=== Set task ===
Copy the data exactly as it appears, and do not include any pictures.

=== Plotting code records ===

>>>

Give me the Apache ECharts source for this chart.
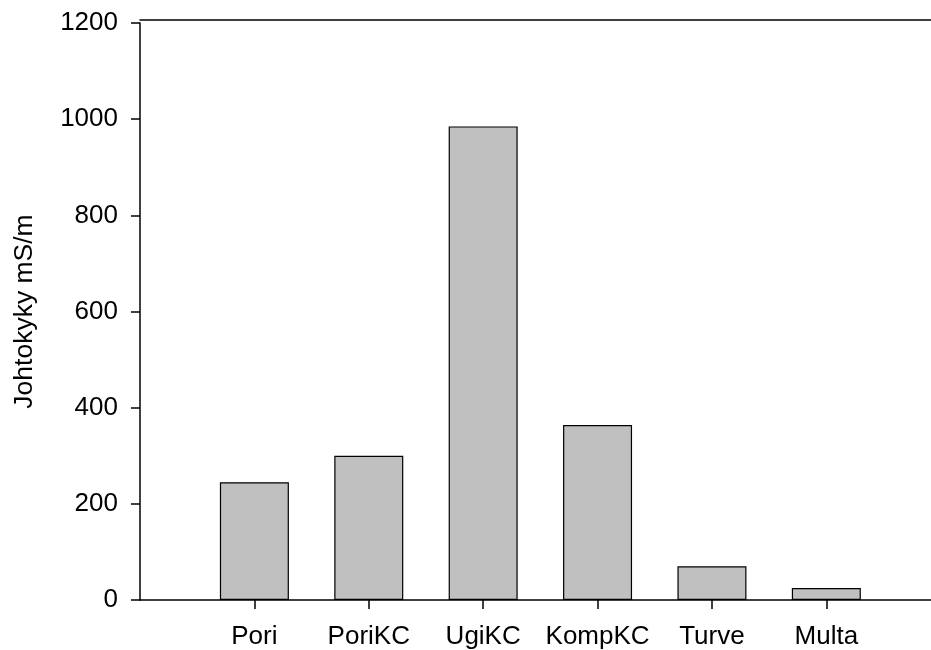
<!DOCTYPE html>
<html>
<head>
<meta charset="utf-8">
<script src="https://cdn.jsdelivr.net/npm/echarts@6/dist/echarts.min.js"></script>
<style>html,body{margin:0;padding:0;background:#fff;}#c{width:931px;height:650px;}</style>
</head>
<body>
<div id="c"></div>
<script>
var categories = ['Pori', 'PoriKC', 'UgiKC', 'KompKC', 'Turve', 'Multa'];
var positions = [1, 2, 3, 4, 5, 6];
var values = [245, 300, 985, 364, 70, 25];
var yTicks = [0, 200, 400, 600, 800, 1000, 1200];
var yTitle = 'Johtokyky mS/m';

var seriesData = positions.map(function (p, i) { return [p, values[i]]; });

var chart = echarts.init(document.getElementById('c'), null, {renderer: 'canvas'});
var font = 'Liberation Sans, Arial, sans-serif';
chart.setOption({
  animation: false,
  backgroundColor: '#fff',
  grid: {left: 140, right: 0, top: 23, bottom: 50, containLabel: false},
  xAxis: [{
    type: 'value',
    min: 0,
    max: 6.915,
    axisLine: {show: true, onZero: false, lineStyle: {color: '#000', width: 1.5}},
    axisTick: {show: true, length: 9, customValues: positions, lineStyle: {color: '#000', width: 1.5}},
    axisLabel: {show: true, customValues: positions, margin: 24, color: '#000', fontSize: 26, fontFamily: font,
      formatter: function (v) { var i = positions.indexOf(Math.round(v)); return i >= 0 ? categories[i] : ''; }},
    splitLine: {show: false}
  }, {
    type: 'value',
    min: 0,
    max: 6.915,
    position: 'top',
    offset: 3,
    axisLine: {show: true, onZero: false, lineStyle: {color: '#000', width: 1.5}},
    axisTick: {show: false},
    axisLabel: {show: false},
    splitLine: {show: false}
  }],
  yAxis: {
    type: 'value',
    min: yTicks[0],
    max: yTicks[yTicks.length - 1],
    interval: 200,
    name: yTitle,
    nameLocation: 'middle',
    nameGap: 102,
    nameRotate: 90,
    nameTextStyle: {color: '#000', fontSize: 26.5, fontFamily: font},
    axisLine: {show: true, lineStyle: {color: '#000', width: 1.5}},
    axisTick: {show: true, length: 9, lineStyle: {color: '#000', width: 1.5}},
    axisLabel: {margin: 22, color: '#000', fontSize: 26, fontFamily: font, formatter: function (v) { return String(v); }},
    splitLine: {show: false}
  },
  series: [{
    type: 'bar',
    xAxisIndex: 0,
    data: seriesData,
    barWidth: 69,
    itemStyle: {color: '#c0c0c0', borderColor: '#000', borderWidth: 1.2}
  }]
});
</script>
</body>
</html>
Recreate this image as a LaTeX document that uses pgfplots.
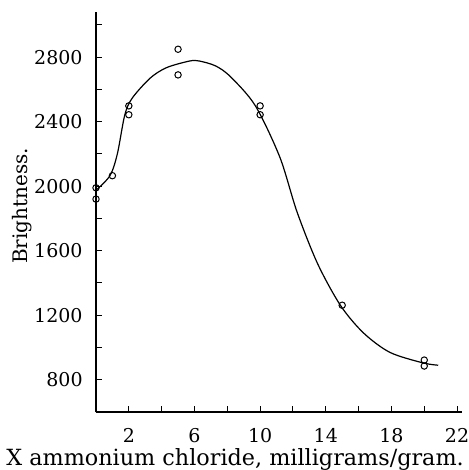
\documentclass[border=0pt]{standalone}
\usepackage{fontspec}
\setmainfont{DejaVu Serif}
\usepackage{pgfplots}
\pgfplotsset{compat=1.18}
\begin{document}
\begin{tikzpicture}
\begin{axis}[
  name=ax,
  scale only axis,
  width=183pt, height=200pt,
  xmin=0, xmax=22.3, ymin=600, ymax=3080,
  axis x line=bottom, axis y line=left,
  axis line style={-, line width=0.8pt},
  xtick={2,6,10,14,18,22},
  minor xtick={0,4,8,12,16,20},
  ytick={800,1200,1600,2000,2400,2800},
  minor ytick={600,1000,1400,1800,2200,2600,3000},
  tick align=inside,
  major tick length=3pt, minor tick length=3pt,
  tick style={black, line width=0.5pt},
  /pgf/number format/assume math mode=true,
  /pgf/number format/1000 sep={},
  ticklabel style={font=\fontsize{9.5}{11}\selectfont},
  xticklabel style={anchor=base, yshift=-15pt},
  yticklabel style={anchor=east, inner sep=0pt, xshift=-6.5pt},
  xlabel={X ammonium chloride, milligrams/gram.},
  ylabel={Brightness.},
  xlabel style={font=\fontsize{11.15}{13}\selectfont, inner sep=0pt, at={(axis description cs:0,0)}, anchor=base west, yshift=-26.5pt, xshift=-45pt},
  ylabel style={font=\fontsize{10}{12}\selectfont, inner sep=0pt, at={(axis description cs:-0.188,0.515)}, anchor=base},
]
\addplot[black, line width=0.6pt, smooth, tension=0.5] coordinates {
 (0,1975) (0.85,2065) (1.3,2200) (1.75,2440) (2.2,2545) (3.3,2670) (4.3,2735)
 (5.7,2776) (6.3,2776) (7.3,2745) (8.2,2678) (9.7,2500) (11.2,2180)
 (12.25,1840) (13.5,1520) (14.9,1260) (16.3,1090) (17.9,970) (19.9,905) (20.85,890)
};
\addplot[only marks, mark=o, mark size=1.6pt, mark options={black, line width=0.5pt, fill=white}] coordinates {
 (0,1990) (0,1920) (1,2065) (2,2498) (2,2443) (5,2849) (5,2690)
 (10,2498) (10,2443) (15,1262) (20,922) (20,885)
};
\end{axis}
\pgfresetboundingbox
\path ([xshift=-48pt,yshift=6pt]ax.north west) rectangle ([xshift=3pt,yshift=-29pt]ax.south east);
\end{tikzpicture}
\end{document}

<<<

=== Completed exercise ===
Give me the Apache ECharts source for this chart.
<!DOCTYPE html>
<html>
<head>
<meta charset="utf-8">
<script src="https://cdn.jsdelivr.net/npm/echarts@6/dist/echarts.min.js"></script>
<style>html,body{margin:0;padding:0;background:#fff;}#c{width:931px;height:650px;}</style>
</head>
<body>
<div id="c"></div>
<script>
var categories = ['Pori', 'PoriKC', 'UgiKC', 'KompKC', 'Turve', 'Multa'];
var positions = [1, 2, 3, 4, 5, 6];
var values = [245, 300, 985, 364, 70, 25];
var yTicks = [0, 200, 400, 600, 800, 1000, 1200];
var yTitle = 'Johtokyky mS/m';

var seriesData = positions.map(function (p, i) { return [p, values[i]]; });

var chart = echarts.init(document.getElementById('c'), null, {renderer: 'canvas'});
var font = 'Liberation Sans, Arial, sans-serif';
chart.setOption({
  animation: false,
  backgroundColor: '#fff',
  grid: {left: 140, right: 0, top: 23, bottom: 50, containLabel: false},
  xAxis: [{
    type: 'value',
    min: 0,
    max: 6.915,
    axisLine: {show: true, onZero: false, lineStyle: {color: '#000', width: 1.5}},
    axisTick: {show: true, length: 9, customValues: positions, lineStyle: {color: '#000', width: 1.5}},
    axisLabel: {show: true, customValues: positions, margin: 24, color: '#000', fontSize: 26, fontFamily: font,
      formatter: function (v) { var i = positions.indexOf(Math.round(v)); return i >= 0 ? categories[i] : ''; }},
    splitLine: {show: false}
  }, {
    type: 'value',
    min: 0,
    max: 6.915,
    position: 'top',
    offset: 3,
    axisLine: {show: true, onZero: false, lineStyle: {color: '#000', width: 1.5}},
    axisTick: {show: false},
    axisLabel: {show: false},
    splitLine: {show: false}
  }],
  yAxis: {
    type: 'value',
    min: yTicks[0],
    max: yTicks[yTicks.length - 1],
    interval: 200,
    name: yTitle,
    nameLocation: 'middle',
    nameGap: 102,
    nameRotate: 90,
    nameTextStyle: {color: '#000', fontSize: 26.5, fontFamily: font},
    axisLine: {show: true, lineStyle: {color: '#000', width: 1.5}},
    axisTick: {show: true, length: 9, lineStyle: {color: '#000', width: 1.5}},
    axisLabel: {margin: 22, color: '#000', fontSize: 26, fontFamily: font, formatter: function (v) { return String(v); }},
    splitLine: {show: false}
  },
  series: [{
    type: 'bar',
    xAxisIndex: 0,
    data: seriesData,
    barWidth: 69,
    itemStyle: {color: '#c0c0c0', borderColor: '#000', borderWidth: 1.2}
  }]
});
</script>
</body>
</html>
Recreate this image as a LaTeX document that uses pgfplots.
\documentclass[border=0pt]{standalone}
\usepackage{fontspec}
\setmainfont{DejaVu Serif}
\usepackage{pgfplots}
\pgfplotsset{compat=1.18}
\begin{document}
\begin{tikzpicture}
\begin{axis}[
  name=ax,
  scale only axis,
  width=183pt, height=200pt,
  xmin=0, xmax=22.3, ymin=600, ymax=3080,
  axis x line=bottom, axis y line=left,
  axis line style={-, line width=0.8pt},
  xtick={2,6,10,14,18,22},
  minor xtick={0,4,8,12,16,20},
  ytick={800,1200,1600,2000,2400,2800},
  minor ytick={600,1000,1400,1800,2200,2600,3000},
  tick align=inside,
  major tick length=3pt, minor tick length=3pt,
  tick style={black, line width=0.5pt},
  /pgf/number format/assume math mode=true,
  /pgf/number format/1000 sep={},
  ticklabel style={font=\fontsize{9.5}{11}\selectfont},
  xticklabel style={anchor=base, yshift=-15pt},
  yticklabel style={anchor=east, inner sep=0pt, xshift=-6.5pt},
  xlabel={X ammonium chloride, milligrams/gram.},
  ylabel={Brightness.},
  xlabel style={font=\fontsize{11.15}{13}\selectfont, inner sep=0pt, at={(axis description cs:0,0)}, anchor=base west, yshift=-26.5pt, xshift=-45pt},
  ylabel style={font=\fontsize{10}{12}\selectfont, inner sep=0pt, at={(axis description cs:-0.188,0.515)}, anchor=base},
]
\addplot[black, line width=0.6pt, smooth, tension=0.5] coordinates {
 (0,1975) (0.85,2065) (1.3,2200) (1.75,2440) (2.2,2545) (3.3,2670) (4.3,2735)
 (5.7,2776) (6.3,2776) (7.3,2745) (8.2,2678) (9.7,2500) (11.2,2180)
 (12.25,1840) (13.5,1520) (14.9,1260) (16.3,1090) (17.9,970) (19.9,905) (20.85,890)
};
\addplot[only marks, mark=o, mark size=1.6pt, mark options={black, line width=0.5pt, fill=white}] coordinates {
 (0,1990) (0,1920) (1,2065) (2,2498) (2,2443) (5,2849) (5,2690)
 (10,2498) (10,2443) (15,1262) (20,922) (20,885)
};
\end{axis}
\pgfresetboundingbox
\path ([xshift=-48pt,yshift=6pt]ax.north west) rectangle ([xshift=3pt,yshift=-29pt]ax.south east);
\end{tikzpicture}
\end{document}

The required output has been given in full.